> **Instructions for the task**
Every entry that follows should be repeated exactly; drop the images.

> **Provided records**
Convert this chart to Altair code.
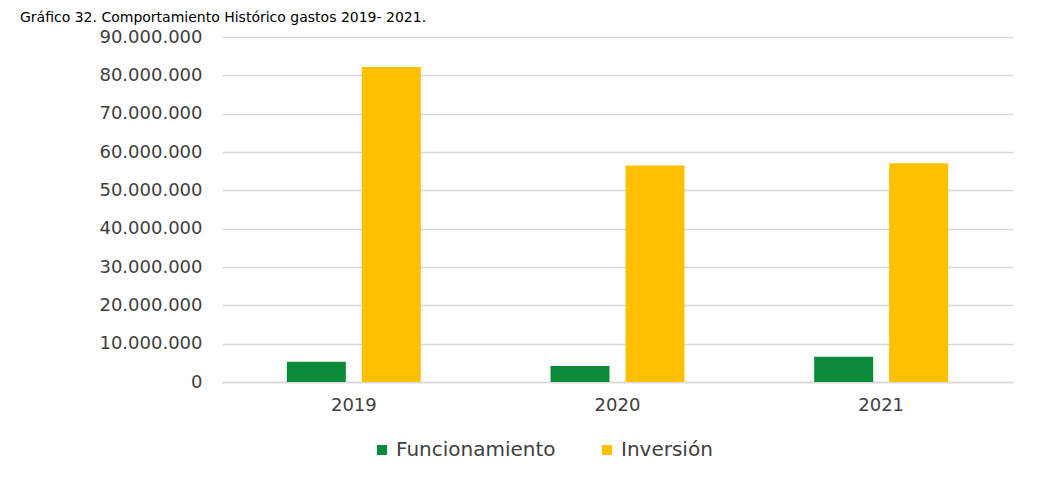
import altair as alt
import pandas as pd

years = ["2019", "2020", "2021"]
series = ["Funcionamiento", "Inversión"]
funcionamiento = [5300000, 4150000, 6560000]
inversion = [82200000, 56500000, 57050000]
colors = ["#0B8A3A", "#FFC000"]
y_ticks = [0, 10000000, 20000000, 30000000, 40000000, 50000000, 60000000, 70000000, 80000000, 90000000]
title_text = "Gráfico 32. Comportamiento Histórico gastos 2019- 2021."

rows = []
for i, y in enumerate(years):
    rows.append({"year": y, "serie": series[0], "value": funcionamiento[i]})
    rows.append({"year": y, "serie": series[1], "value": inversion[i]})
df = pd.DataFrame(rows)

font = "DejaVu Sans"
label_color = "#404040"

bars = alt.Chart(df).mark_bar().encode(
    x=alt.X("year:N", sort=years, title=None,
            scale=alt.Scale(paddingInner=0.492, paddingOuter=0.246),
            axis=alt.Axis(labelAngle=0, labelFontSize=18, labelColor=label_color, labelFont=font,
                          labelPadding=14, ticks=False, domainColor="#d9d9d9", domainWidth=1.5, grid=False)),
    xOffset=alt.XOffset("serie:N", sort=series, scale=alt.Scale(paddingInner=0.2133, paddingOuter=0)),
    y=alt.Y("value:Q", title=None,
            scale=alt.Scale(domain=[0, 90000000], nice=False),
            axis=alt.Axis(values=y_ticks, labelExpr="replace(format(datum.value, ',d'), /,/g, '.')",
                          labelFontSize=18, labelColor=label_color, labelFont=font, labelPadding=20,
                          ticks=False, domain=False, gridColor="#d9d9d9", gridWidth=1.5)),
    color=alt.Color("serie:N", sort=series, scale=alt.Scale(domain=series, range=colors),
                    legend=alt.Legend(title=None, orient="none", legendX=150, legendY=403,
                                      direction="horizontal", symbolType="square", symbolSize=100,
                                      symbolStrokeWidth=0, labelFontSize=20, labelFont=font,
                                      labelColor=label_color, labelOffset=4, columnPadding=41)),
)

title = alt.Chart(pd.DataFrame({"t": [title_text]})).mark_text(
    align="left", baseline="alphabetic", fontSize=14, font=font, color="#000000"
).encode(text="t:N", x=alt.value(-202), y=alt.value(-15))

chart = alt.layer(bars, title).properties(
    width=791, height=345,
    autosize=alt.AutoSizeParams(type="none"),
    padding={"left": 214, "top": 29, "right": 18, "bottom": 90},
    background="white",
).configure_view(stroke=None)

chart.save("out.html", embed_options={"renderer": "svg", "actions": False})
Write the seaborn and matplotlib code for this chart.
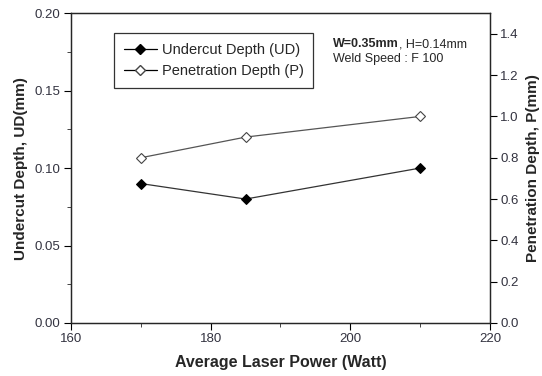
"""Undercut and penetration depth vs. average laser power."""

import matplotlib
matplotlib.use("Agg")
import matplotlib.pyplot as plt
import pandas as pd
import seaborn as sns
from matplotlib.lines import Line2D
from matplotlib.ticker import FormatStrFormatter, MultipleLocator

power = [170, 185, 210]
undercut_depth = [0.09, 0.08, 0.10]
penetration_depth = [0.8, 0.9, 1.0]

df = pd.DataFrame({"power": power, "ud": undercut_depth, "p": penetration_depth})

sns.set_style("ticks")
plt.rcParams["font.family"] = ["Liberation Sans", "DejaVu Sans"]
plt.rcParams.update({
    "xtick.direction": "out",
    "ytick.direction": "out",
    "xtick.major.size": 5,
    "ytick.major.size": 5,
    "xtick.minor.size": 3,
    "ytick.minor.size": 3,
    "axes.linewidth": 0.9,
})

fig = plt.figure(figsize=(5.42, 3.76), dpi=100)
ax = fig.add_axes([0.131, 0.141, 0.773, 0.824])
ax2 = ax.twinx()

sns.lineplot(data=df, x="power", y="ud", ax=ax, color="#333333", linewidth=0.9,
             marker="D", markersize=5.5, markerfacecolor="black",
             markeredgecolor="black")
sns.lineplot(data=df, x="power", y="p", ax=ax2, color="#555555", linewidth=0.9,
             marker="D", markersize=5.5, markerfacecolor="white",
             markeredgecolor="#444444", markeredgewidth=0.8)

ax.set_xlim(160, 220)
ax.set_ylim(0, 0.20)
ax2.set_ylim(0, 1.5)
ax.xaxis.set_major_locator(MultipleLocator(20))
ax.xaxis.set_minor_locator(MultipleLocator(10))
ax.yaxis.set_major_locator(MultipleLocator(0.05))
ax.yaxis.set_minor_locator(MultipleLocator(0.025))
ax2.yaxis.set_major_locator(MultipleLocator(0.2))
ax.yaxis.set_major_formatter(FormatStrFormatter("%.2f"))
ax2.yaxis.set_major_formatter(FormatStrFormatter("%.1f"))

tick_color = "#333340"
ax.tick_params(axis="both", labelsize=9.5, colors="black", labelcolor=tick_color, pad=2.5)
ax2.tick_params(axis="y", labelsize=9.5, colors="black", labelcolor=tick_color, pad=2.5)

ax.set_xlabel("Average Laser Power (Watt)", fontsize=11.5, fontweight="bold", labelpad=7)
ax.set_ylabel("Undercut Depth, UD(mm)", fontsize=11, fontweight="bold", labelpad=5)
ax2.set_ylabel("Penetration Depth, P(mm)", fontsize=11, fontweight="bold", labelpad=5)

handles = [
    Line2D([], [], color="black", linewidth=0.9, marker="D", markersize=5.5,
           markerfacecolor="black", markeredgecolor="black"),
    Line2D([], [], color="black", linewidth=0.9, marker="D", markersize=5.5,
           markerfacecolor="white", markeredgecolor="#444444"),
]
leg = ax.legend(handles, ["Undercut Depth (UD)", "Penetration Depth (P)"],
                loc="upper left", bbox_to_anchor=(0.103, 0.935), fontsize=10.5,
                frameon=True, fancybox=False, edgecolor="black",
                handlelength=2.3, handletextpad=0.3, borderpad=0.65,
                labelspacing=0.5, borderaxespad=0)
leg.get_frame().set_linewidth(0.9)

w_text = ax.text(0.625, 0.9, "W=0.35mm", transform=ax.transAxes, fontsize=9,
                 fontweight="bold", ha="left", va="center")
ax.annotate(", H=0.14mm", xy=(1, 0.5), xycoords=w_text, fontsize=9,
            ha="left", va="center")
ax.text(0.625, 0.852, "Weld Speed : F 100", transform=ax.transAxes, fontsize=9,
        ha="left", va="center")

ax2.set_zorder(ax.get_zorder() + 1)
ax.set_zorder(ax2.get_zorder() + 1)
ax.patch.set_visible(False)

fig.savefig("out.png", dpi=100)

> **The completed task**
Convert this chart to Altair code.
import altair as alt
import pandas as pd

years = ["2019", "2020", "2021"]
series = ["Funcionamiento", "Inversión"]
funcionamiento = [5300000, 4150000, 6560000]
inversion = [82200000, 56500000, 57050000]
colors = ["#0B8A3A", "#FFC000"]
y_ticks = [0, 10000000, 20000000, 30000000, 40000000, 50000000, 60000000, 70000000, 80000000, 90000000]
title_text = "Gráfico 32. Comportamiento Histórico gastos 2019- 2021."

rows = []
for i, y in enumerate(years):
    rows.append({"year": y, "serie": series[0], "value": funcionamiento[i]})
    rows.append({"year": y, "serie": series[1], "value": inversion[i]})
df = pd.DataFrame(rows)

font = "DejaVu Sans"
label_color = "#404040"

bars = alt.Chart(df).mark_bar().encode(
    x=alt.X("year:N", sort=years, title=None,
            scale=alt.Scale(paddingInner=0.492, paddingOuter=0.246),
            axis=alt.Axis(labelAngle=0, labelFontSize=18, labelColor=label_color, labelFont=font,
                          labelPadding=14, ticks=False, domainColor="#d9d9d9", domainWidth=1.5, grid=False)),
    xOffset=alt.XOffset("serie:N", sort=series, scale=alt.Scale(paddingInner=0.2133, paddingOuter=0)),
    y=alt.Y("value:Q", title=None,
            scale=alt.Scale(domain=[0, 90000000], nice=False),
            axis=alt.Axis(values=y_ticks, labelExpr="replace(format(datum.value, ',d'), /,/g, '.')",
                          labelFontSize=18, labelColor=label_color, labelFont=font, labelPadding=20,
                          ticks=False, domain=False, gridColor="#d9d9d9", gridWidth=1.5)),
    color=alt.Color("serie:N", sort=series, scale=alt.Scale(domain=series, range=colors),
                    legend=alt.Legend(title=None, orient="none", legendX=150, legendY=403,
                                      direction="horizontal", symbolType="square", symbolSize=100,
                                      symbolStrokeWidth=0, labelFontSize=20, labelFont=font,
                                      labelColor=label_color, labelOffset=4, columnPadding=41)),
)

title = alt.Chart(pd.DataFrame({"t": [title_text]})).mark_text(
    align="left", baseline="alphabetic", fontSize=14, font=font, color="#000000"
).encode(text="t:N", x=alt.value(-202), y=alt.value(-15))

chart = alt.layer(bars, title).properties(
    width=791, height=345,
    autosize=alt.AutoSizeParams(type="none"),
    padding={"left": 214, "top": 29, "right": 18, "bottom": 90},
    background="white",
).configure_view(stroke=None)

chart.save("out.html", embed_options={"renderer": "svg", "actions": False})
Write the seaborn and matplotlib code for this chart.
"""Undercut and penetration depth vs. average laser power."""

import matplotlib
matplotlib.use("Agg")
import matplotlib.pyplot as plt
import pandas as pd
import seaborn as sns
from matplotlib.lines import Line2D
from matplotlib.ticker import FormatStrFormatter, MultipleLocator

power = [170, 185, 210]
undercut_depth = [0.09, 0.08, 0.10]
penetration_depth = [0.8, 0.9, 1.0]

df = pd.DataFrame({"power": power, "ud": undercut_depth, "p": penetration_depth})

sns.set_style("ticks")
plt.rcParams["font.family"] = ["Liberation Sans", "DejaVu Sans"]
plt.rcParams.update({
    "xtick.direction": "out",
    "ytick.direction": "out",
    "xtick.major.size": 5,
    "ytick.major.size": 5,
    "xtick.minor.size": 3,
    "ytick.minor.size": 3,
    "axes.linewidth": 0.9,
})

fig = plt.figure(figsize=(5.42, 3.76), dpi=100)
ax = fig.add_axes([0.131, 0.141, 0.773, 0.824])
ax2 = ax.twinx()

sns.lineplot(data=df, x="power", y="ud", ax=ax, color="#333333", linewidth=0.9,
             marker="D", markersize=5.5, markerfacecolor="black",
             markeredgecolor="black")
sns.lineplot(data=df, x="power", y="p", ax=ax2, color="#555555", linewidth=0.9,
             marker="D", markersize=5.5, markerfacecolor="white",
             markeredgecolor="#444444", markeredgewidth=0.8)

ax.set_xlim(160, 220)
ax.set_ylim(0, 0.20)
ax2.set_ylim(0, 1.5)
ax.xaxis.set_major_locator(MultipleLocator(20))
ax.xaxis.set_minor_locator(MultipleLocator(10))
ax.yaxis.set_major_locator(MultipleLocator(0.05))
ax.yaxis.set_minor_locator(MultipleLocator(0.025))
ax2.yaxis.set_major_locator(MultipleLocator(0.2))
ax.yaxis.set_major_formatter(FormatStrFormatter("%.2f"))
ax2.yaxis.set_major_formatter(FormatStrFormatter("%.1f"))

tick_color = "#333340"
ax.tick_params(axis="both", labelsize=9.5, colors="black", labelcolor=tick_color, pad=2.5)
ax2.tick_params(axis="y", labelsize=9.5, colors="black", labelcolor=tick_color, pad=2.5)

ax.set_xlabel("Average Laser Power (Watt)", fontsize=11.5, fontweight="bold", labelpad=7)
ax.set_ylabel("Undercut Depth, UD(mm)", fontsize=11, fontweight="bold", labelpad=5)
ax2.set_ylabel("Penetration Depth, P(mm)", fontsize=11, fontweight="bold", labelpad=5)

handles = [
    Line2D([], [], color="black", linewidth=0.9, marker="D", markersize=5.5,
           markerfacecolor="black", markeredgecolor="black"),
    Line2D([], [], color="black", linewidth=0.9, marker="D", markersize=5.5,
           markerfacecolor="white", markeredgecolor="#444444"),
]
leg = ax.legend(handles, ["Undercut Depth (UD)", "Penetration Depth (P)"],
                loc="upper left", bbox_to_anchor=(0.103, 0.935), fontsize=10.5,
                frameon=True, fancybox=False, edgecolor="black",
                handlelength=2.3, handletextpad=0.3, borderpad=0.65,
                labelspacing=0.5, borderaxespad=0)
leg.get_frame().set_linewidth(0.9)

w_text = ax.text(0.625, 0.9, "W=0.35mm", transform=ax.transAxes, fontsize=9,
                 fontweight="bold", ha="left", va="center")
ax.annotate(", H=0.14mm", xy=(1, 0.5), xycoords=w_text, fontsize=9,
            ha="left", va="center")
ax.text(0.625, 0.852, "Weld Speed : F 100", transform=ax.transAxes, fontsize=9,
        ha="left", va="center")

ax2.set_zorder(ax.get_zorder() + 1)
ax.set_zorder(ax2.get_zorder() + 1)
ax.patch.set_visible(False)

fig.savefig("out.png", dpi=100)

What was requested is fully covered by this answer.